INSTRUCTION =
Extract the lines that carry the string "this" from the listing.

PROVIDED RECORDS =
# # #
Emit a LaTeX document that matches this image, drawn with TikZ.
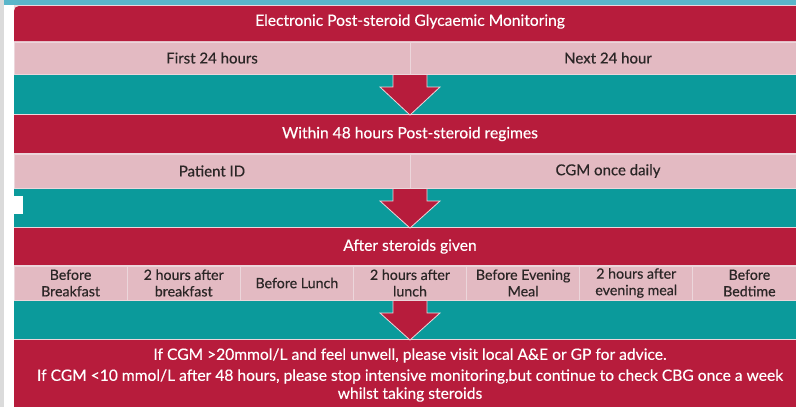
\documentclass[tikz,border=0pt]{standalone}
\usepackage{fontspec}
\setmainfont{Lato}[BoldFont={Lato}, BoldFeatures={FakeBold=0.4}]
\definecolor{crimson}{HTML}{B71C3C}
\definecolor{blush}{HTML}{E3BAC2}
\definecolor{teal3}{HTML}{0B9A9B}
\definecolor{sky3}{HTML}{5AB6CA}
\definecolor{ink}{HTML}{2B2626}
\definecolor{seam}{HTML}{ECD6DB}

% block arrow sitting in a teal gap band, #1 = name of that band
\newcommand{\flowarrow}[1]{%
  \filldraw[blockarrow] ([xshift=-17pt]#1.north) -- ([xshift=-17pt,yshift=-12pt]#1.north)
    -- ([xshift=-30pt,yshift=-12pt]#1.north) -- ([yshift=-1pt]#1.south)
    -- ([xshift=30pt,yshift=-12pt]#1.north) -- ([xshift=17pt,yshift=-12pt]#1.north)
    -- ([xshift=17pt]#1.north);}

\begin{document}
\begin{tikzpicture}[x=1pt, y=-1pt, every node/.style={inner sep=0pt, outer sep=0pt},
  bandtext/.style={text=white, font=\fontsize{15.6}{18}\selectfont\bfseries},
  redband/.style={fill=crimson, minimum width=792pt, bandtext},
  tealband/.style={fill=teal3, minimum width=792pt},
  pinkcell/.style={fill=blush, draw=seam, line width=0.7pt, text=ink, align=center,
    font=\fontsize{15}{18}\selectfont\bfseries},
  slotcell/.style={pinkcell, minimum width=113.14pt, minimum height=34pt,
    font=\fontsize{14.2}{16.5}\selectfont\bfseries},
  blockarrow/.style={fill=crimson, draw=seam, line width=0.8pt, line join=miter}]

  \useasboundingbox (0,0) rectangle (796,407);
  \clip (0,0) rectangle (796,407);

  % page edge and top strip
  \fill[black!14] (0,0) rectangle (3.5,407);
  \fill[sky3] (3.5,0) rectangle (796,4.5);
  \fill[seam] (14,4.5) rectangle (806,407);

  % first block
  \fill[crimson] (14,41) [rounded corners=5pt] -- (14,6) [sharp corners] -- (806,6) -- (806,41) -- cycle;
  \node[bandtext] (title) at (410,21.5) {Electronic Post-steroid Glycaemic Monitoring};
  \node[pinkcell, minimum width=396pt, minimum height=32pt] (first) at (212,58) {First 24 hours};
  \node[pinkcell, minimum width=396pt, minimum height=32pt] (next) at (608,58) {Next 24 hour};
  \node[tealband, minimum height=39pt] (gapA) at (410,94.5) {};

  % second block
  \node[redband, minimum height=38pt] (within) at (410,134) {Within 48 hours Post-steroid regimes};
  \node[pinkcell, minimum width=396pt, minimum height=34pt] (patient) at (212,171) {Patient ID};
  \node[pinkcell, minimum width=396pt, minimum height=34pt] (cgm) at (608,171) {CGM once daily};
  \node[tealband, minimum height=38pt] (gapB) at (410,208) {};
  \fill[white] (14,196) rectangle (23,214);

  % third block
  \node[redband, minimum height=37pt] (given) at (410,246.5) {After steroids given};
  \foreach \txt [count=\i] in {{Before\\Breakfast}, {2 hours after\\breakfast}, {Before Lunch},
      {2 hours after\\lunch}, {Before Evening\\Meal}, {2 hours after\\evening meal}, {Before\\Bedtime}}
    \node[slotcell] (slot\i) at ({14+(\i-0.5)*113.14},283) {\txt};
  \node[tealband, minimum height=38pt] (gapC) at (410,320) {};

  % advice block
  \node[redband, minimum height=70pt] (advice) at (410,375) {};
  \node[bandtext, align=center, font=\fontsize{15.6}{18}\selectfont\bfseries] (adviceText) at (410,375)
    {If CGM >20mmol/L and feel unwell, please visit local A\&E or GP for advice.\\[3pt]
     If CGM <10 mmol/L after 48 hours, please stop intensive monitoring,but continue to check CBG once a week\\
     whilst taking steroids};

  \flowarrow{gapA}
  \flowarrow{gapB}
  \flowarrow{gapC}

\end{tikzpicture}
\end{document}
# # #
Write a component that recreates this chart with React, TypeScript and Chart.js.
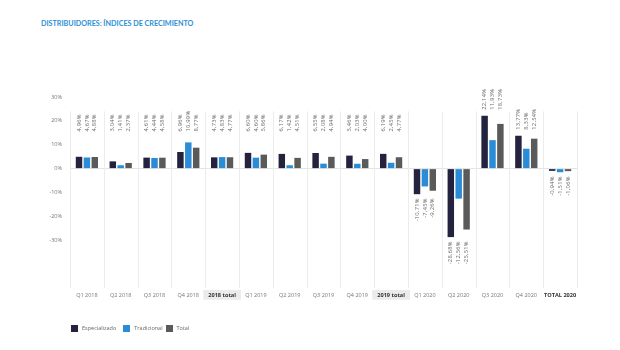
# # #
TASK ANSWER =
Emit a LaTeX document that matches this image, drawn with TikZ.
Write a component that recreates this chart with React, TypeScript and Chart.js.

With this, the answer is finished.